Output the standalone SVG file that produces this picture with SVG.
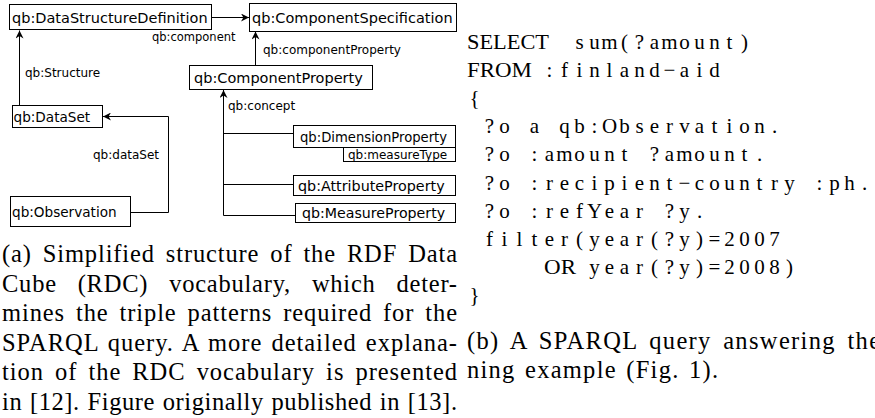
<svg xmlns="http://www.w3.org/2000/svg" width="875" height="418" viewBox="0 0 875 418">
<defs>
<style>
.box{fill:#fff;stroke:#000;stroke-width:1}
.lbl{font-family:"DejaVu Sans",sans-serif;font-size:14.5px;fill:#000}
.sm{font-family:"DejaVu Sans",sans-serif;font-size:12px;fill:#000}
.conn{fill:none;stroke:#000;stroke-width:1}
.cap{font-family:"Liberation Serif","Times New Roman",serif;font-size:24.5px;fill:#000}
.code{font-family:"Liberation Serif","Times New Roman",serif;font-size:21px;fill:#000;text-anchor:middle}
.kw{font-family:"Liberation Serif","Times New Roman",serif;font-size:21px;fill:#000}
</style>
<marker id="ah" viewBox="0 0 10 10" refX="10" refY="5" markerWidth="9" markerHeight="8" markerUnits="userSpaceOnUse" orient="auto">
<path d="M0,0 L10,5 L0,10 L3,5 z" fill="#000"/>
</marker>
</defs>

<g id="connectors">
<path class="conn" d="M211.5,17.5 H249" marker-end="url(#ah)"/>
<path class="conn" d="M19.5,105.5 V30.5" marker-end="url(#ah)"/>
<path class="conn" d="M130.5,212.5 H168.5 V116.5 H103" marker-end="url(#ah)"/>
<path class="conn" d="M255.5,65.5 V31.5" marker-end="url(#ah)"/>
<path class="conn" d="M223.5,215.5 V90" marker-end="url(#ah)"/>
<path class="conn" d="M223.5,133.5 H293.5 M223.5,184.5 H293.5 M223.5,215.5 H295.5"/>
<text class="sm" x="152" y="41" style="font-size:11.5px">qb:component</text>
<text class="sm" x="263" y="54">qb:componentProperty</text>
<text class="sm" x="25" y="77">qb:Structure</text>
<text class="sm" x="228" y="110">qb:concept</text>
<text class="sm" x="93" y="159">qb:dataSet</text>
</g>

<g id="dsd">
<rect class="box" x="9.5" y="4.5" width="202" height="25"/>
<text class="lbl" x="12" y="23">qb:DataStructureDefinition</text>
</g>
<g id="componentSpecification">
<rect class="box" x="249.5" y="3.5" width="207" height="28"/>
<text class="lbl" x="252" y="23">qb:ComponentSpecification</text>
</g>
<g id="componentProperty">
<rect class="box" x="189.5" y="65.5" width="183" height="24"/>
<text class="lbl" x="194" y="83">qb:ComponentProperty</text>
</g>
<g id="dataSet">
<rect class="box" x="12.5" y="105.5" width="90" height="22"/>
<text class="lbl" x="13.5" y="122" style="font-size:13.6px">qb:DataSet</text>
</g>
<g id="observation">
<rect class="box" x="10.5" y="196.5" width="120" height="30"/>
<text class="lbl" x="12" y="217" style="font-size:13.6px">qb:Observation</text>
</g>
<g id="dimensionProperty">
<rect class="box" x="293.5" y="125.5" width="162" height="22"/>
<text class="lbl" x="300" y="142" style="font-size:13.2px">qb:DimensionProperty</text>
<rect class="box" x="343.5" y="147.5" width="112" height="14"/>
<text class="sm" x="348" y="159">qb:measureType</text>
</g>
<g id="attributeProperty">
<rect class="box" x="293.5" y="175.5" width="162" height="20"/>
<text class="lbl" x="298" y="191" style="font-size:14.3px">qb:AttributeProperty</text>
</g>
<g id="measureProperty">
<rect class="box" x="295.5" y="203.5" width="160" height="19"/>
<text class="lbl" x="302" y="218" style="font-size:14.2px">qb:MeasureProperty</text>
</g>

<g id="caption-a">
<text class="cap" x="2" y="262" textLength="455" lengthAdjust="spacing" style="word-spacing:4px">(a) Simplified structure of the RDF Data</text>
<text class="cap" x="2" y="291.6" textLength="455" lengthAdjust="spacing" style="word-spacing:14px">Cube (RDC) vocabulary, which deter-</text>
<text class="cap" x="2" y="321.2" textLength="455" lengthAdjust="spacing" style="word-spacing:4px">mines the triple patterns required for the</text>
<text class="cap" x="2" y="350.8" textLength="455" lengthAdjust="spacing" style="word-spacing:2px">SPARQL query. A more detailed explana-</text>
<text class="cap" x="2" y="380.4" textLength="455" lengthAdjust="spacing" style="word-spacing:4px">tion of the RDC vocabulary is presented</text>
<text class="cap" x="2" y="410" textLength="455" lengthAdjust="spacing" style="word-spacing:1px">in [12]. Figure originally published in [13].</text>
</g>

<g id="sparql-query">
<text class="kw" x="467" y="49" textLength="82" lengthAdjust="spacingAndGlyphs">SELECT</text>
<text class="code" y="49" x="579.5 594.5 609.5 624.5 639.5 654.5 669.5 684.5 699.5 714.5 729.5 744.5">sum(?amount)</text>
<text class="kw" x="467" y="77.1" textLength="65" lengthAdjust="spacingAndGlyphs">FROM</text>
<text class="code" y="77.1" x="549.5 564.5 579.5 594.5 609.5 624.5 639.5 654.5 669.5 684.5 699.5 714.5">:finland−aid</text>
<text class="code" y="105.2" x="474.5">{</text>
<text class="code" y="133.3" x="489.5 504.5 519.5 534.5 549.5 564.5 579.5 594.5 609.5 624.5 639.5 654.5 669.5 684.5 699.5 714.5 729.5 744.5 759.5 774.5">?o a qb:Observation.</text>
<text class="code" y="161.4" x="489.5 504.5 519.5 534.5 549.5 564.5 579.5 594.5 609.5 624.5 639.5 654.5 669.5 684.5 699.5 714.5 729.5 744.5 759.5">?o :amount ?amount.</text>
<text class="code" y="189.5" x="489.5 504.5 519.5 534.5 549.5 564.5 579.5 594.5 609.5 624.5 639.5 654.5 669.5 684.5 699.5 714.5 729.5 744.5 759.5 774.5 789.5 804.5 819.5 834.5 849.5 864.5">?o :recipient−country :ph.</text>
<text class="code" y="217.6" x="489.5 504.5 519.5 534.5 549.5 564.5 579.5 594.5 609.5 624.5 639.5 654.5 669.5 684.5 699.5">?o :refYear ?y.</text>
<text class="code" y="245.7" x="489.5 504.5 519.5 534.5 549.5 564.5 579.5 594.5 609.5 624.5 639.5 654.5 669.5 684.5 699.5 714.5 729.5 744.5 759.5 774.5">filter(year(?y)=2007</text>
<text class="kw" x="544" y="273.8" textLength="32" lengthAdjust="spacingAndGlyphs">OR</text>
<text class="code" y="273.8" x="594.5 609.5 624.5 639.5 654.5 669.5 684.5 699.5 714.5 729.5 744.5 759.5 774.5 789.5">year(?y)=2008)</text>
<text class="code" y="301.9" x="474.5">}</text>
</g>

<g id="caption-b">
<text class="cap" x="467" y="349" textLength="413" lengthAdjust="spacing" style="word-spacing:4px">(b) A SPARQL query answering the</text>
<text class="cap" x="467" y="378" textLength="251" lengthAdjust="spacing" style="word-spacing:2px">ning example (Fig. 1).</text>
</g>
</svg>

- - - -

» **STATED GOAL**:
Without the pictures, output the full listing exactly as it stands.

» **FINAL ANSWER**:
Output the standalone SVG file that produces this picture with SVG.
<svg xmlns="http://www.w3.org/2000/svg" width="875" height="418" viewBox="0 0 875 418">
<defs>
<style>
.box{fill:#fff;stroke:#000;stroke-width:1}
.lbl{font-family:"DejaVu Sans",sans-serif;font-size:14.5px;fill:#000}
.sm{font-family:"DejaVu Sans",sans-serif;font-size:12px;fill:#000}
.conn{fill:none;stroke:#000;stroke-width:1}
.cap{font-family:"Liberation Serif","Times New Roman",serif;font-size:24.5px;fill:#000}
.code{font-family:"Liberation Serif","Times New Roman",serif;font-size:21px;fill:#000;text-anchor:middle}
.kw{font-family:"Liberation Serif","Times New Roman",serif;font-size:21px;fill:#000}
</style>
<marker id="ah" viewBox="0 0 10 10" refX="10" refY="5" markerWidth="9" markerHeight="8" markerUnits="userSpaceOnUse" orient="auto">
<path d="M0,0 L10,5 L0,10 L3,5 z" fill="#000"/>
</marker>
</defs>

<g id="connectors">
<path class="conn" d="M211.5,17.5 H249" marker-end="url(#ah)"/>
<path class="conn" d="M19.5,105.5 V30.5" marker-end="url(#ah)"/>
<path class="conn" d="M130.5,212.5 H168.5 V116.5 H103" marker-end="url(#ah)"/>
<path class="conn" d="M255.5,65.5 V31.5" marker-end="url(#ah)"/>
<path class="conn" d="M223.5,215.5 V90" marker-end="url(#ah)"/>
<path class="conn" d="M223.5,133.5 H293.5 M223.5,184.5 H293.5 M223.5,215.5 H295.5"/>
<text class="sm" x="152" y="41" style="font-size:11.5px">qb:component</text>
<text class="sm" x="263" y="54">qb:componentProperty</text>
<text class="sm" x="25" y="77">qb:Structure</text>
<text class="sm" x="228" y="110">qb:concept</text>
<text class="sm" x="93" y="159">qb:dataSet</text>
</g>

<g id="dsd">
<rect class="box" x="9.5" y="4.5" width="202" height="25"/>
<text class="lbl" x="12" y="23">qb:DataStructureDefinition</text>
</g>
<g id="componentSpecification">
<rect class="box" x="249.5" y="3.5" width="207" height="28"/>
<text class="lbl" x="252" y="23">qb:ComponentSpecification</text>
</g>
<g id="componentProperty">
<rect class="box" x="189.5" y="65.5" width="183" height="24"/>
<text class="lbl" x="194" y="83">qb:ComponentProperty</text>
</g>
<g id="dataSet">
<rect class="box" x="12.5" y="105.5" width="90" height="22"/>
<text class="lbl" x="13.5" y="122" style="font-size:13.6px">qb:DataSet</text>
</g>
<g id="observation">
<rect class="box" x="10.5" y="196.5" width="120" height="30"/>
<text class="lbl" x="12" y="217" style="font-size:13.6px">qb:Observation</text>
</g>
<g id="dimensionProperty">
<rect class="box" x="293.5" y="125.5" width="162" height="22"/>
<text class="lbl" x="300" y="142" style="font-size:13.2px">qb:DimensionProperty</text>
<rect class="box" x="343.5" y="147.5" width="112" height="14"/>
<text class="sm" x="348" y="159">qb:measureType</text>
</g>
<g id="attributeProperty">
<rect class="box" x="293.5" y="175.5" width="162" height="20"/>
<text class="lbl" x="298" y="191" style="font-size:14.3px">qb:AttributeProperty</text>
</g>
<g id="measureProperty">
<rect class="box" x="295.5" y="203.5" width="160" height="19"/>
<text class="lbl" x="302" y="218" style="font-size:14.2px">qb:MeasureProperty</text>
</g>

<g id="caption-a">
<text class="cap" x="2" y="262" textLength="455" lengthAdjust="spacing" style="word-spacing:4px">(a) Simplified structure of the RDF Data</text>
<text class="cap" x="2" y="291.6" textLength="455" lengthAdjust="spacing" style="word-spacing:14px">Cube (RDC) vocabulary, which deter-</text>
<text class="cap" x="2" y="321.2" textLength="455" lengthAdjust="spacing" style="word-spacing:4px">mines the triple patterns required for the</text>
<text class="cap" x="2" y="350.8" textLength="455" lengthAdjust="spacing" style="word-spacing:2px">SPARQL query. A more detailed explana-</text>
<text class="cap" x="2" y="380.4" textLength="455" lengthAdjust="spacing" style="word-spacing:4px">tion of the RDC vocabulary is presented</text>
<text class="cap" x="2" y="410" textLength="455" lengthAdjust="spacing" style="word-spacing:1px">in [12]. Figure originally published in [13].</text>
</g>

<g id="sparql-query">
<text class="kw" x="467" y="49" textLength="82" lengthAdjust="spacingAndGlyphs">SELECT</text>
<text class="code" y="49" x="579.5 594.5 609.5 624.5 639.5 654.5 669.5 684.5 699.5 714.5 729.5 744.5">sum(?amount)</text>
<text class="kw" x="467" y="77.1" textLength="65" lengthAdjust="spacingAndGlyphs">FROM</text>
<text class="code" y="77.1" x="549.5 564.5 579.5 594.5 609.5 624.5 639.5 654.5 669.5 684.5 699.5 714.5">:finland−aid</text>
<text class="code" y="105.2" x="474.5">{</text>
<text class="code" y="133.3" x="489.5 504.5 519.5 534.5 549.5 564.5 579.5 594.5 609.5 624.5 639.5 654.5 669.5 684.5 699.5 714.5 729.5 744.5 759.5 774.5">?o a qb:Observation.</text>
<text class="code" y="161.4" x="489.5 504.5 519.5 534.5 549.5 564.5 579.5 594.5 609.5 624.5 639.5 654.5 669.5 684.5 699.5 714.5 729.5 744.5 759.5">?o :amount ?amount.</text>
<text class="code" y="189.5" x="489.5 504.5 519.5 534.5 549.5 564.5 579.5 594.5 609.5 624.5 639.5 654.5 669.5 684.5 699.5 714.5 729.5 744.5 759.5 774.5 789.5 804.5 819.5 834.5 849.5 864.5">?o :recipient−country :ph.</text>
<text class="code" y="217.6" x="489.5 504.5 519.5 534.5 549.5 564.5 579.5 594.5 609.5 624.5 639.5 654.5 669.5 684.5 699.5">?o :refYear ?y.</text>
<text class="code" y="245.7" x="489.5 504.5 519.5 534.5 549.5 564.5 579.5 594.5 609.5 624.5 639.5 654.5 669.5 684.5 699.5 714.5 729.5 744.5 759.5 774.5">filter(year(?y)=2007</text>
<text class="kw" x="544" y="273.8" textLength="32" lengthAdjust="spacingAndGlyphs">OR</text>
<text class="code" y="273.8" x="594.5 609.5 624.5 639.5 654.5 669.5 684.5 699.5 714.5 729.5 744.5 759.5 774.5 789.5">year(?y)=2008)</text>
<text class="code" y="301.9" x="474.5">}</text>
</g>

<g id="caption-b">
<text class="cap" x="467" y="349" textLength="413" lengthAdjust="spacing" style="word-spacing:4px">(b) A SPARQL query answering the</text>
<text class="cap" x="467" y="378" textLength="251" lengthAdjust="spacing" style="word-spacing:2px">ning example (Fig. 1).</text>
</g>
</svg>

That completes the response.